* [What you are asked to do]:
Without any pictures, restate the lines from the one containing "Reproduce this chart with Plotly." to the one containing "PLOT_H = 274", word for word, ends included.

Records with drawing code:

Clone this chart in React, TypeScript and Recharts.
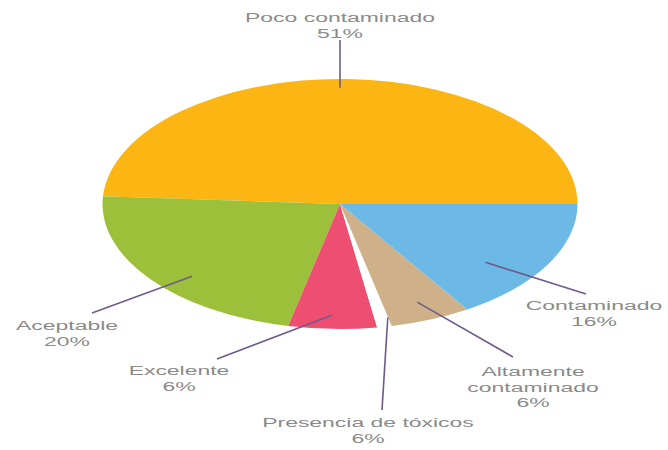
import React from "react";
import { PieChart, Pie, Cell } from "recharts";

// categories, in drawing order (counter-clockwise from 3 o'clock)
const NAMES = ["Poco contaminado", "Aceptable", "Excelente", "Presencia de tóxicos", "Altamente contaminado", "Contaminado"];
// share of the pie as drawn in the picture
const VALUES = [49, 22.5, 6, 1, 5.5, 16];
// percentages printed in the labels
const PCT_LABELS = ["51%", "20%", "6%", "6%", "6%", "16%"];
const COLORS = ["#fbb614", "#9dc03b", "#ee4f70", "#ffffff", "#cfb189", "#6cb9e6"];

const data = NAMES.map((name, i) => ({ name, value: VALUES[i], pct: PCT_LABELS[i] }));

// the picture is stretched horizontally
const SX = 1.9;
const TEXT_SX = 1.7;
const RAD = Math.PI / 180;

// label placement: text centre x, first baseline y, line end, start radius fraction + angle tweak
const LABEL_LAYOUT = [
    { x: 340, y: 22, ex: 340, ey: 40, f: 0.93, da: 1.8, wrap: false },
    { x: 67, y: 330, ex: 92, ey: 313, f: 0.85, da: 6, wrap: false },
    { x: 179, y: 375, ex: 217, ey: 359, f: 0.89, da: -0.4, wrap: false },
    { x: 368, y: 427, ex: 382, ey: 410, f: 0.93, da: 1.7, wrap: false },
    { x: 533, y: 376, ex: 513, ey: 357, f: 0.85, da: 0, wrap: true },
    { x: 594, y: 310, ex: 586, ey: 294, f: 0.77, da: -8.5, wrap: false },
];

const EllipseSector = (props: any) => {
    const { cx, cy, outerRadius, startAngle, endAngle, fill } = props;
    const rx = outerRadius * SX;
    const ry = outerRadius;
    const x1 = cx + rx * Math.cos(startAngle * RAD);
    const y1 = cy - ry * Math.sin(startAngle * RAD);
    const x2 = cx + rx * Math.cos(endAngle * RAD);
    const y2 = cy - ry * Math.sin(endAngle * RAD);
    const large = Math.abs(endAngle - startAngle) > 180 ? 1 : 0;
    const sweep = endAngle > startAngle ? 0 : 1;
    return (
        <path
            d={`M${cx},${cy} L${x1},${y1} A${rx},${ry} 0 ${large} ${sweep} ${x2},${y2} Z`}
            fill={fill}
            stroke="none"
        />
    );
};

const renderLabel = (props: any) => {
    const { cx, cy, midAngle, outerRadius, index } = props;
    const lay = LABEL_LAYOUT[index];
    const a = (midAngle + lay.da) * RAD;
    const sx = cx + outerRadius * SX * lay.f * Math.cos(a);
    const sy = cy - outerRadius * lay.f * Math.sin(a);
    const name = NAMES[index];
    const lines = lay.wrap ? [name.slice(0, name.indexOf(" ")), name.slice(name.indexOf(" ") + 1)] : [name];
    lines.push(PCT_LABELS[index]);
    return (
        <g key={`label-${index}`}>
            <line x1={sx} y1={sy} x2={lay.ex} y2={lay.ey} stroke="#6e5b8c" strokeWidth={1.6} />
            {lines.map((t, i) => (
                <text
                    key={i}
                    x={0}
                    y={0}
                    transform={`translate(${lay.x},${lay.y + i * 15.5}) scale(${TEXT_SX},1)`}
                    textAnchor="middle"
                    fontFamily="'Liberation Sans', Arial, sans-serif"
                    fontSize={13.5}
                    fill="#8a8a8a"
                >
                    {t}
                </text>
            ))}
        </g>
    );
};

export default function App() {
    return (
        <div style={{ position: "absolute", left: 0, top: 0, width: 668, height: 450, background: "#fff" }}>
            <PieChart width={668} height={450} margin={{ top: 0, right: 0, bottom: 0, left: 0 }}>
                <Pie
                    data={data}
                    dataKey="value"
                    cx={340}
                    cy={204}
                    outerRadius={125}
                    startAngle={0}
                    endAngle={360}
                    stroke="none"
                    shape={EllipseSector}
                    label={renderLabel}
                    labelLine={false}
                    isAnimationActive={false}
                >
                    {data.map((entry, index) => (
                        <Cell key={`cell-${index}`} fill={COLORS[index]} />
                    ))}
                </Pie>
            </PieChart>
        </div>
    );
}
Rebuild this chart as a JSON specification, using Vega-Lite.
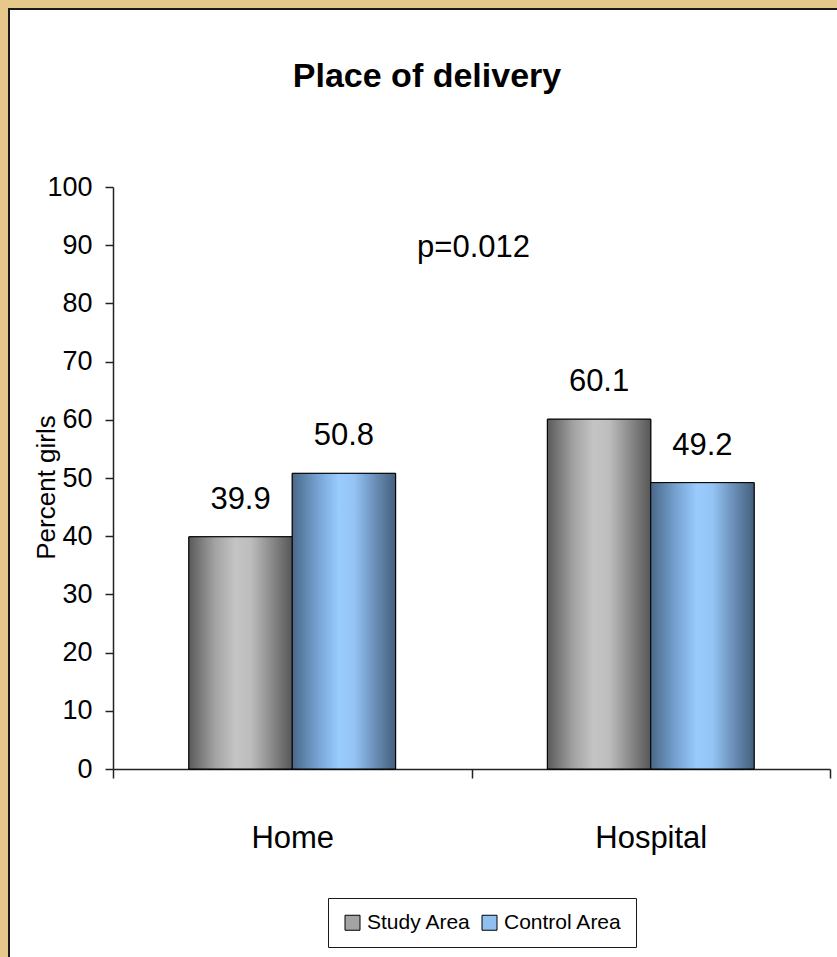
{
  "$schema": "https://vega.github.io/schema/vega-lite/v6.json",
  "width": 830,
  "height": 950,
  "autosize": "none",
  "padding": {"left": 9, "top": 9, "right": 0, "bottom": 0},
  "background": "#e6c88a",
  "view": {"fill": "white", "stroke": "#1a1a1a", "strokeWidth": 2},
  "title": {
    "text": "Place of delivery",
    "font": "Liberation Sans, Arial, sans-serif",
    "fontSize": 34,
    "fontWeight": "bold",
    "color": "black",
    "anchor": "middle",
    "frame": "group",
    "baseline": "alphabetic",
    "offset": -112,
    "dx": 3
  },
  "datasets": {
    "delivery": [
      {"place": "Home", "area": "Study Area", "pct": 39.9},
      {"place": "Home", "area": "Control Area", "pct": 50.8},
      {"place": "Hospital", "area": "Study Area", "pct": 60.1},
      {"place": "Hospital", "area": "Control Area", "pct": 49.2}
    ],
    "note": [
      {"place": "Hospital", "pct": 88, "label": "p=0.012"}
    ]
  },
  "encoding": {
    "x": {
      "field": "place",
      "type": "nominal",
      "scale": {"type": "band", "domain": ["Home", "Hospital"], "range": [104, 821], "paddingInner": 0, "paddingOuter": 0},
      "axis": {
        "title": null,
        "offset": -190,
        "domainColor": "#222",
        "domainWidth": 1.5,
        "tickColor": "#222",
        "tickWidth": 1.5,
        "tickSize": 9,
        "tickBand": "extent",
        "labelFont": "Liberation Sans, Arial, sans-serif",
        "labelFontSize": 31,
        "labelColor": "black",
        "labelAngle": 0,
        "labelBaseline": "alphabetic",
        "labelPadding": 69
      }
    },
    "y": {
      "field": "pct",
      "type": "quantitative",
      "stack": null,
      "scale": {"domain": [0, 100], "range": [760, 178], "nice": false, "zero": true},
      "axis": {
        "title": "Percent girls",
        "offset": -104,
        "values": [0, 10, 20, 30, 40, 50, 60, 70, 80, 90, 100],
        "grid": false,
        "domainColor": "#222",
        "domainWidth": 1.5,
        "tickColor": "#222",
        "tickWidth": 1.5,
        "tickSize": 8,
        "labelFont": "Liberation Sans, Arial, sans-serif",
        "labelFontSize": 27,
        "labelColor": "black",
        "labelPadding": 13,
        "titleFont": "Liberation Sans, Arial, sans-serif",
        "titleFontSize": 26,
        "titleFontWeight": "normal",
        "titleColor": "black",
        "titleAngle": -90,
        "titleBaseline": "alphabetic",
        "titleX": -59,
        "titleY": 478
      }
    }
  },
  "layer": [
    {
      "data": {"name": "delivery"},
      "mark": {"type": "bar", "stroke": "black", "strokeWidth": 1},
      "encoding": {
        "xOffset": {"field": "area", "type": "nominal", "scale": {"domain": ["Study Area", "Control Area"], "paddingInner": 0, "paddingOuter": 0.734}},
        "fill": {
          "field": "area",
          "type": "nominal",
          "scale": {"domain": ["Study Area", "Control Area"], "range": ["#a4a4a4", "#8fc0f0"]},
          "legend": {
            "title": null,
            "orient": "none",
            "legendX": 319,
            "legendY": 889,
            "direction": "horizontal",
            "fillColor": "white",
            "strokeColor": "#1a1a1a",
            "padding": 14,
            "columnPadding": 8,
            "symbolType": "square",
            "symbolSize": 225,
            "symbolStrokeColor": "black",
            "symbolStrokeWidth": 1,
            "symbolOpacity": 1,
            "labelFont": "Liberation Sans, Arial, sans-serif",
            "labelFontSize": 21,
            "labelColor": "black",
            "labelOffset": 4
          }
        }
      }
    },
    {
      "data": {"name": "delivery"},
      "mark": {"type": "bar", "stroke": "black", "strokeWidth": 1},
      "encoding": {
        "xOffset": {"field": "area", "type": "nominal", "scale": {"domain": ["Study Area", "Control Area"], "paddingInner": 0, "paddingOuter": 0.734}},
        "fill": {
          "condition": {
            "test": "datum.area === 'Study Area'",
            "value": {
              "gradient": "linear", "x1": 0, "y1": 0, "x2": 1, "y2": 0,
              "stops": [
                {"offset": 0, "color": "#5a5a5a"},
                {"offset": 0.25, "color": "#a2a2a2"},
                {"offset": 0.45, "color": "#c4c4c4"},
                {"offset": 0.6, "color": "#bdbdbd"},
                {"offset": 0.8, "color": "#8a8a8a"},
                {"offset": 1, "color": "#575757"}
              ]
            }
          },
          "value": {
            "gradient": "linear", "x1": 0, "y1": 0, "x2": 1, "y2": 0,
            "stops": [
              {"offset": 0, "color": "#4a6888"},
              {"offset": 0.25, "color": "#77a3d3"},
              {"offset": 0.45, "color": "#99ccff"},
              {"offset": 0.6, "color": "#94c4f4"},
              {"offset": 0.8, "color": "#6a8fb8"},
              {"offset": 1, "color": "#445f7c"}
            ]
          }
        }
      }
    },
    {
      "data": {"name": "delivery"},
      "mark": {
        "type": "text",
        "font": "Liberation Sans, Arial, sans-serif",
        "fontSize": 31,
        "color": "black",
        "align": "center",
        "baseline": "alphabetic",
        "dy": -28
      },
      "encoding": {
        "xOffset": {"field": "area", "type": "nominal", "scale": {"domain": ["Study Area", "Control Area"], "paddingInner": 0, "paddingOuter": 0.734}},
        "text": {"field": "pct", "type": "quantitative", "format": ".1f"}
      }
    },
    {
      "data": {"name": "note"},
      "mark": {
        "type": "text",
        "font": "Liberation Sans, Arial, sans-serif",
        "fontSize": 31,
        "color": "black",
        "align": "center",
        "baseline": "alphabetic",
        "dx": 2
      },
      "encoding": {
        "x": {"field": "place", "type": "nominal", "bandPosition": 0},
        "text": {"field": "label", "type": "nominal"}
      }
    }
  ]
}
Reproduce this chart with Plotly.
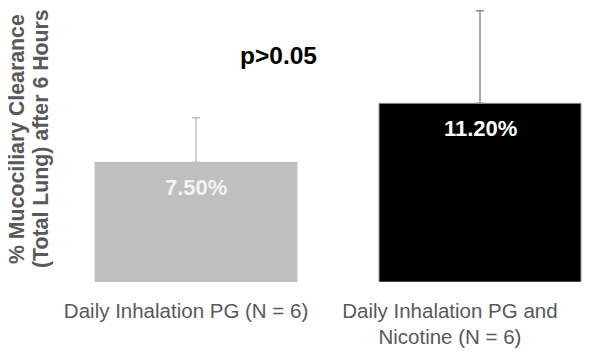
import plotly.graph_objects as go

categories = ["Daily Inhalation PG (N = 6)", "Daily Inhalation PG and<br>Nicotine (N = 6)"]
values = [7.5, 11.2]
errors_up = [2.8, 5.8]
bar_colors = ["#bfbfbf", "#000000"]
err_colors = ["#bfbfbf", "#8c8c8c"]
label_colors = ["#f2f2f2", "#ffffff"]
y_title_lines = ["% Mucociliary Clearance", "(Total Lung) after 6 Hours"]
p_text = "p>0.05"

FONT = "Liberation Sans, Arial, sans-serif"
xpos = [0, 1]

# the page body adds an 8px margin; the figure is sized to fit inside the window
W, H = 592, 349
PLOT_H = 274

fig = go.Figure()
for i in range(2):
    fig.add_trace(go.Bar(
        x=[xpos[i]], y=[values[i]], width=0.711,
        marker=dict(color=bar_colors[i],
                    line=dict(color="#8c8c8c" if i == 1 else bar_colors[i], width=1)),
        error_y=dict(type="data", array=[errors_up[i]], arrayminus=[0], symmetric=False,
                     color=err_colors[i], thickness=1.5, width=4),
        showlegend=False, hoverinfo="skip",
    ))
    fig.add_annotation(x=xpos[i], y=values[i], xref="x", yref="y", yshift=-25,
                       text="<b>%.2f%%</b>" % values[i], showarrow=False,
                       font=dict(family=FONT, size=22, color=label_colors[i]),
                       xanchor="center", yanchor="middle")

fig.add_annotation(x=0.292, y=14.23, xref="x", yref="y", text="<b>%s</b>" % p_text,
                   showarrow=False, font=dict(family=FONT, size=24.5, color="#000000"),
                   xanchor="center", yanchor="middle")

title_x = [9, 33]
for k, line in enumerate(y_title_lines):
    fig.add_annotation(x=title_x[k] / W, y=1 - 131 / PLOT_H, xref="paper", yref="paper",
                       text="<b>%s</b>" % line, textangle=-90, showarrow=False,
                       font=dict(family=FONT, size=21.3, color="#595959"),
                       xanchor="center", yanchor="middle")

fig.update_layout(
    width=W, height=H,
    margin=dict(l=0, r=0, t=0, b=H - PLOT_H, autoexpand=False),
    paper_bgcolor="white", plot_bgcolor="white",
    barmode="overlay",
    xaxis=dict(range=[-0.662, 1.4225], tickvals=[-0.035, 0.894], ticktext=categories,
               showgrid=False, zeroline=False, showline=False,
               ticks="outside", ticklen=10, tickcolor="rgba(0,0,0,0)",
               tickfont=dict(family=FONT, size=20.5, color="#595959")),
    yaxis=dict(range=[0, 17.18], showticklabels=False, showgrid=False,
               zeroline=False, showline=False, ticks=""),
)

fig.write_html("out.html")
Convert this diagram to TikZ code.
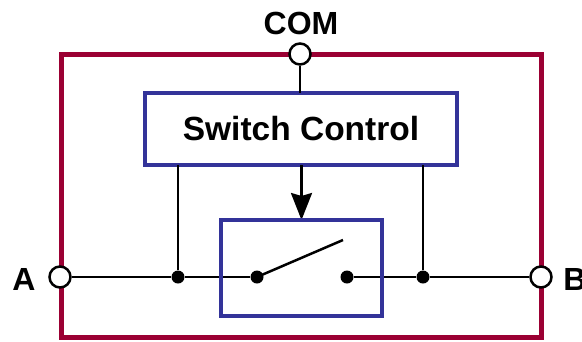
\documentclass[tikz,border=0pt]{standalone}
\usepackage{fontspec}
\setmainfont{Liberation Sans}
\usetikzlibrary{arrows.meta}
\definecolor{framered}{RGB}{155,0,51}
\definecolor{ctrlblue}{RGB}{51,51,153}
\tikzset{
  frameline/.style={draw=framered, line width=5pt},
  bluebox/.style={draw=ctrlblue, line width=4.5pt, rectangle, inner sep=0pt, outer sep=0pt},
  wire/.style={draw=black, line width=2.5pt},
  terminal/.style={circle, draw=black, fill=white, line width=2.5pt, minimum size=21pt, inner sep=0pt},
  junction/.style={circle, fill=black, minimum size=13pt, inner sep=0pt},
  lbl/.style={font=\bfseries\fontsize{32}{38}\selectfont, inner sep=0pt},
}
\begin{document}
\begin{tikzpicture}[x=1pt,y=-1pt]
\useasboundingbox (0,0) rectangle (582,341);
% outer frame
\draw[frameline] (61,54) rectangle (541,337);
% control box and switch box
\node[bluebox, fill=white, minimum width=312pt, minimum height=72pt,
      font=\bfseries\fontsize{33.5}{40}\selectfont] (sc) at (301,129) {Switch Control};
\node[bluebox, minimum width=161pt, minimum height=96pt] (sw) at (301.5,268) {};
% terminals
\node[terminal] (com) at (300,54) {};
\node[terminal] (a) at (60,277) {};
\node[terminal] (b) at (541,277) {};
% junctions and contacts
\node[junction] (j1) at (178,277) {};
\node[junction] (j2) at (423,277) {};
\node[junction] (s1) at (257,277) {};
\node[junction] (s2) at (347,277) {};
\coordinate (lev) at (343,240);
% wires
\draw[wire] (com) -- (com |- sc.north);
\draw[wire] (a) -- (j1) -- (s1);
\draw[wire] (s2) -- (j2) -- (b);
\draw[wire] (j1) -- (j1 |- sc.south);
\draw[wire] (j2) -- (j2 |- sc.south);
\draw[wire] (s1.center) -- (lev);
\draw[wire, -{Stealth[length=27pt, width=21pt, inset=3pt]}] (sc.south -| sw.north) -- (sw.north);
% redraw switch box border on top of wires
\draw[ctrlblue, line width=4.5pt] (sw.south west) rectangle (sw.north east);
% labels
\node[lbl] (comlbl) at (301,23) {COM};
\node[lbl] (albl) at (24,279) {A};
\node[lbl] (blbl) at (575,279) {B};
\end{tikzpicture}
\end{document}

* [Problem solution]:
Reproduce this chart with Plotly.
import plotly.graph_objects as go

categories = ["Daily Inhalation PG (N = 6)", "Daily Inhalation PG and<br>Nicotine (N = 6)"]
values = [7.5, 11.2]
errors_up = [2.8, 5.8]
bar_colors = ["#bfbfbf", "#000000"]
err_colors = ["#bfbfbf", "#8c8c8c"]
label_colors = ["#f2f2f2", "#ffffff"]
y_title_lines = ["% Mucociliary Clearance", "(Total Lung) after 6 Hours"]
p_text = "p>0.05"

FONT = "Liberation Sans, Arial, sans-serif"
xpos = [0, 1]

# the page body adds an 8px margin; the figure is sized to fit inside the window
W, H = 592, 349
PLOT_H = 274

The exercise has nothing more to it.